5 Section 272(1)(b).
Justice and equity
[32] In the restructuring the liquidators say RGREL and IVL benefitted substantially because their debts were extinguished and MPCL and KFL lost the ability to recover what they were owed. As a matter of fairness and equity RGREL and IVL ought to contribute those sums to the liquidation.
[33] Here too, the liquidators say, related considerations are the extent to which their businesses were combined with those of the companies in liquidation and apart from the fact that Mr Yan was a common director these two companies were managed and operated, like those in liquidation, as a single trading enterprise.
[34] MPCL paid the trading costs and payments to suppliers of RGREL, and the wages of its employees.

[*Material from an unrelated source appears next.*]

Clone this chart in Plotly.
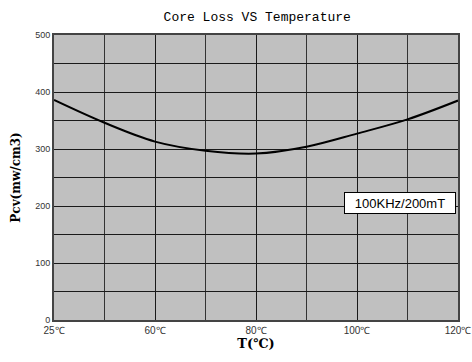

MPCL provided MPL with office support by way of shared use of accounting staff and IT infrastructure and payroll processing and payment. Mr Yan’s wife, Tina Wang, an IVL director, worked from offices leased by MPCL.
[35] The receivers and the liquidators say they have commenced proceedings to recover the sums in issue. They have not received any payment. RGREL’s lawyers contend, in response, that under the funding regime in place before liquidation the debt it owed to KFL was not a receivable in any usual accounting sense.
[36] That letter, the liquidators point out, acknowledges that for funding purposes all the New Zealand companies within Richina Group, other than MPCL as the conduit, were treated as one entity. The liquidators consider that there is no proper legal or accounting basis to support this claim.
Orders
[37] I am satisfied on the liquidators’ evidence, and on their analysis of the evidence, as a matter of formal proof, that it is just and equitable to make the two orders they apply for.
[38] There will be an order that the liquidation of the 13 companies in liquidation is to be conducted by the liquidators as if those companies were one company. There
will be an order that RGREL contribute to the liquidation $15,150,847, which it originally owed MPCL, and $5,786,606.77, which it owed originally to KFL, and that IVL contribute $2,478,165, which it owed originally to MPCL.
[39] I do not understand that the liquidators seek any further order. But, if they do, they have leave to apply.